Here using awk to hold all cmd's output (after cmd has written its stderr output to the script's stdout).

awk will read until the writing end of the pipe is closed. Normally, that only happens when cmd (and all the processes it forks and still hold a fd to the pipe) finishes. If for some reason, cmd decides to explicitly close its stdout and later write some more progress on stderr, that extra progress could end up after the normal output. You could work around that by replacing cmd with (cmd; exit), where awk would then also wait for that subshell (which also has its stdout open to the pipe) to finish and that subshell happens to wait for cmd to finish (and report its exit status with exit).

But that should not be necessary with a well-behaved cmd. That would also not address the case where cmd forks (and doesn't wait for) a child process with its stdout redirected, which could write to its stderr long after awk or even that script finishes (probably a more likely scenario than a command that explicitly closes its stdout).

If cmd's output is not text, note that not all awk implementations can deal with byte 0 or extra-long lines, and a newline character will be added at the end if it was not already in the input.

The POSIX toolchest doesn't have any command that can store arbitrary amounts of binary data in memory and display it later.

If perl is available, you can replace the awk command with just perl -0777 -pe ''.

Here, instead of memory, you could store the output in a temporary file, which would address the binary output issue and would likely scale better to larger outputs.
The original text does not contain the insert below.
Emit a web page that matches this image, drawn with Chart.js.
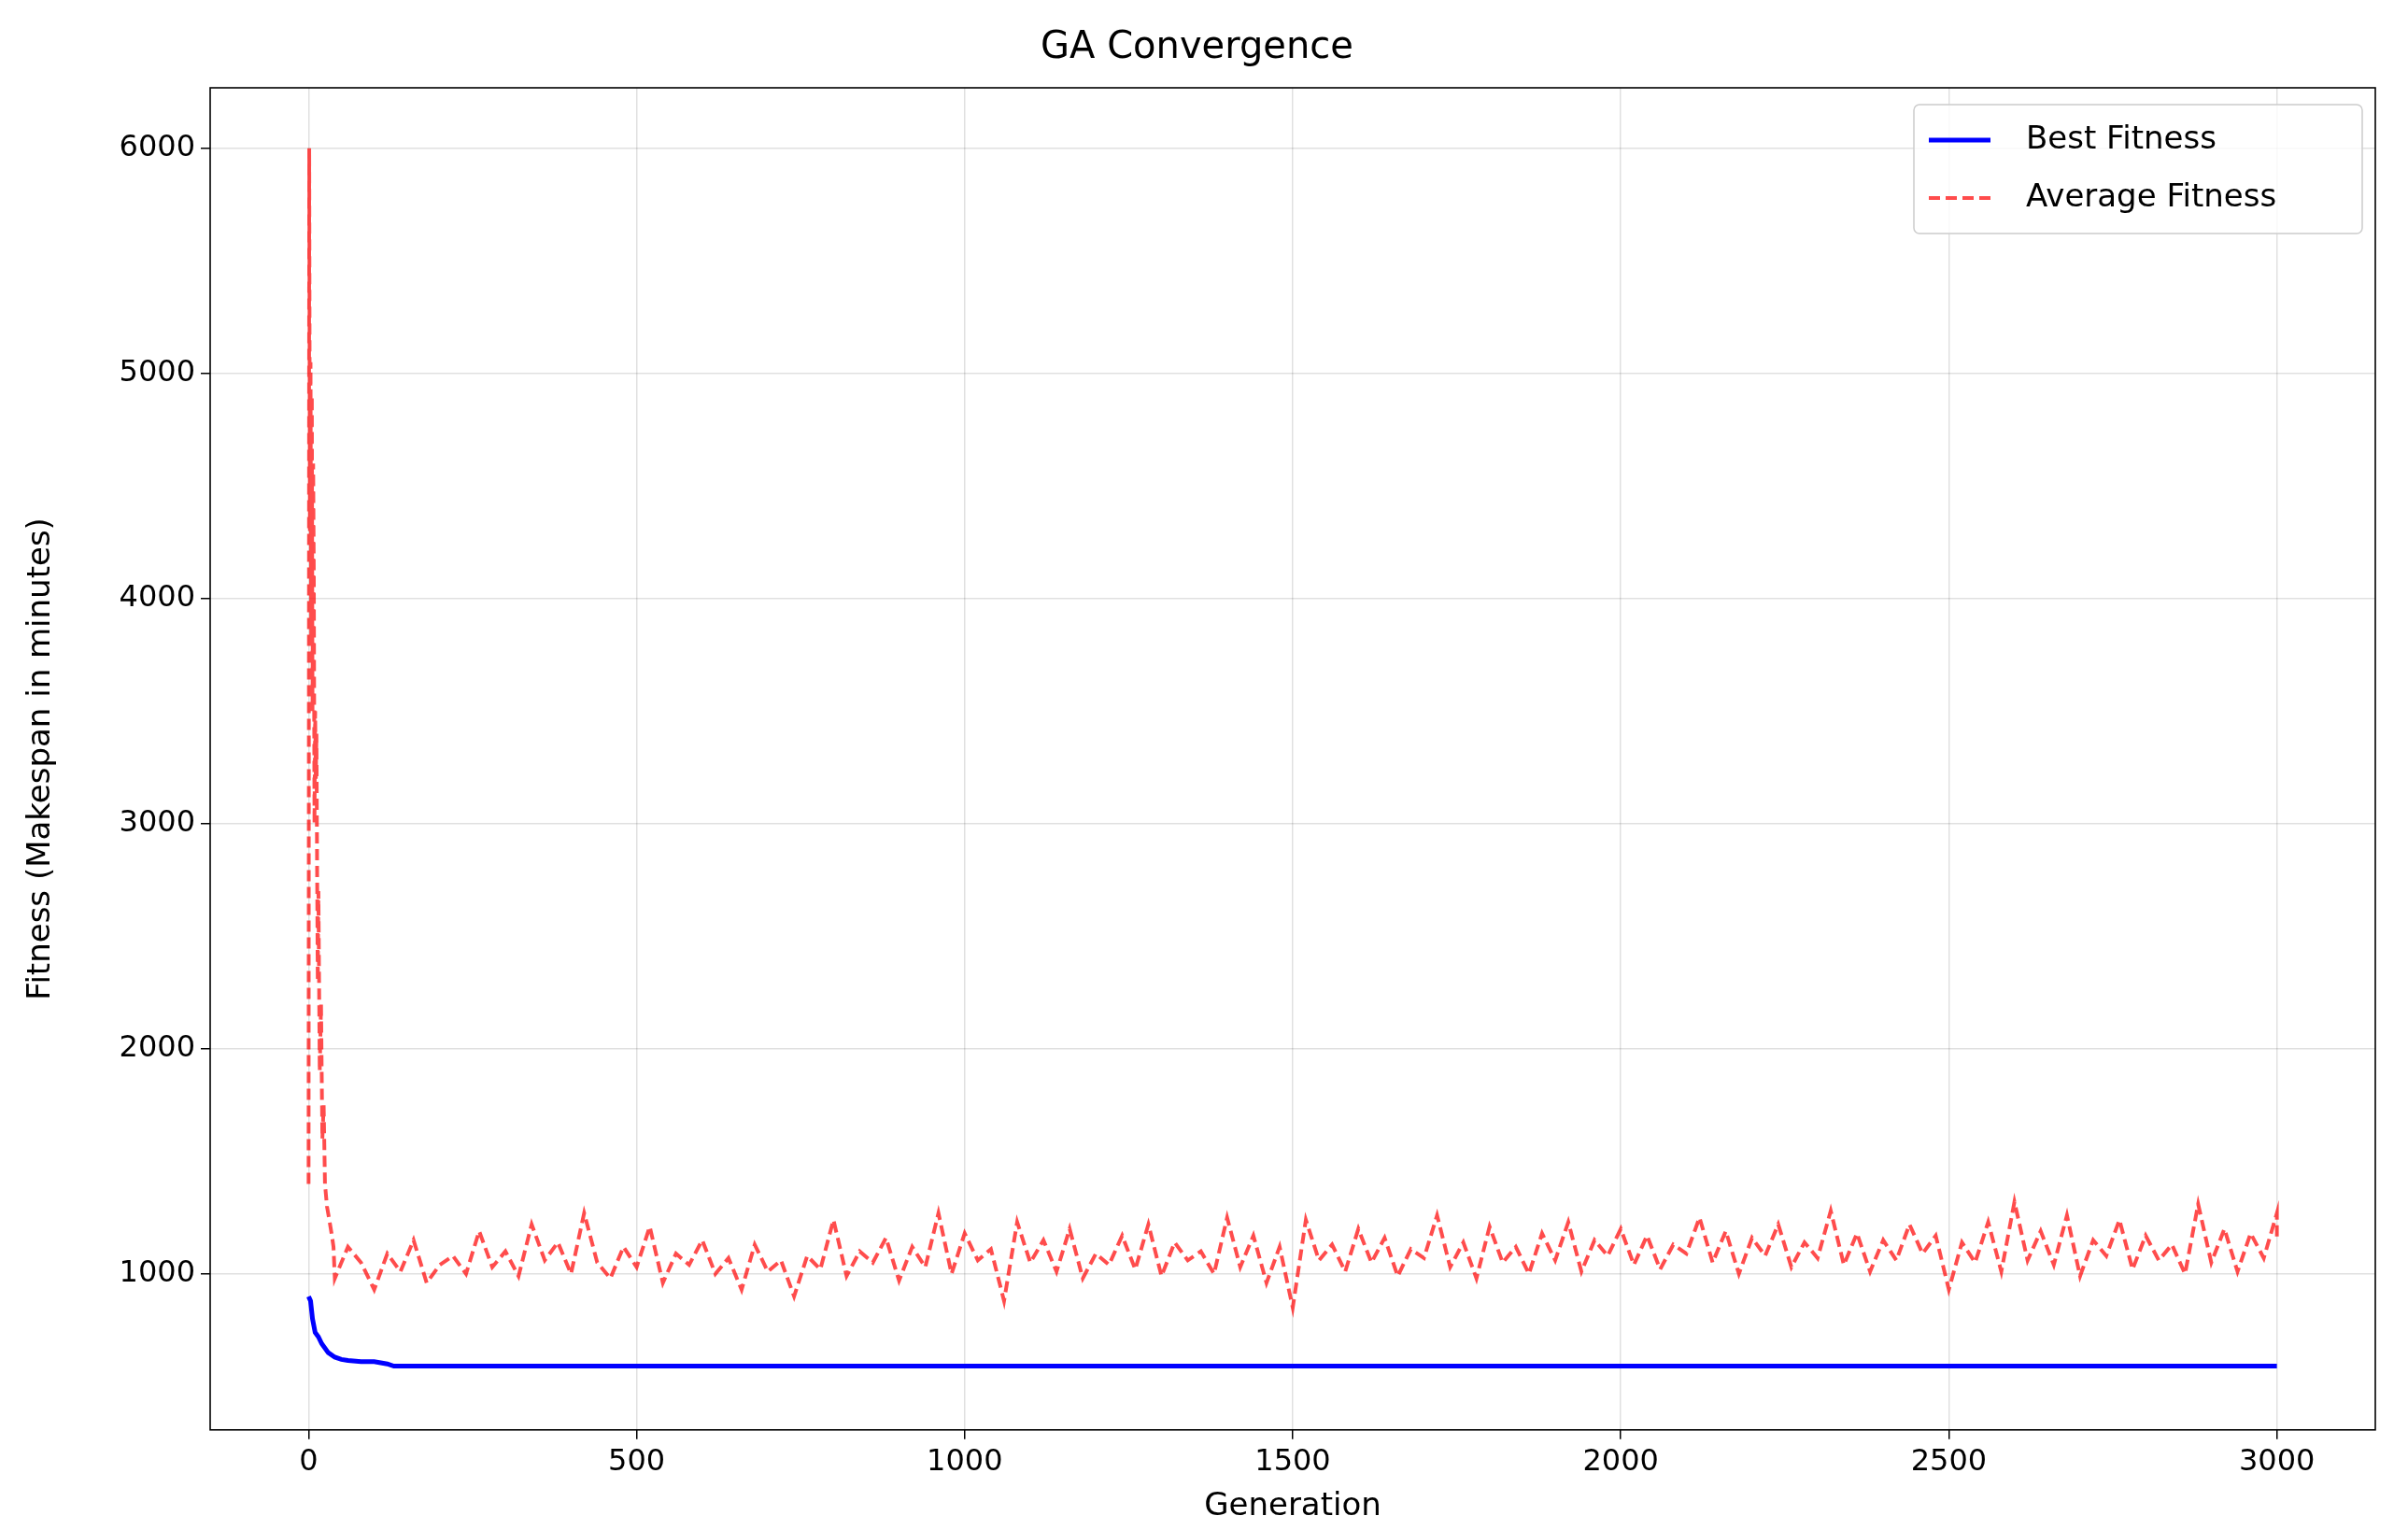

Unfortunately, the only POSIX way to create a temporary file reliably is using the m4 utility, but that utility (even though one mandated by POSIX) is not always found on production systems these days. You're probably more likely to find perl than m4.

In any case, that could be:

die() {
  [ "$#" -eq 0 ] || printf >&2 '%s\n' "$@"
  exit 1
}

tmpdir=${TMPDIR:-/tmp}
tmpfile=$(
  echo 'mkstemp(TEMPLATE)' |
    m4 -D "TEMPLATE=${tmpdir%/}/XXXXXXX"
) && [ -n "$tmpfile" ] || die 'Cannot get a temp file'

{
  rm -f -- "$tmpfile" || die "Cannot remove $tmpfile"
  cmd 2>&1 >&3 3>&- 4<&-
  cat <&4
} 3> "$tmpfile" 4< "$tmpfile"

Here unlinking the temporary file after it's been opened but before running cmd as a neat way to handle clean-up.

If you're targeting only GNU (remember "Linux" is not an OS, just a kernel found on a great variety of OSes, some of which don't even have a sh) and OpenBSD systems, then you should be able to use mktemp instead of m4 to create the temporary file.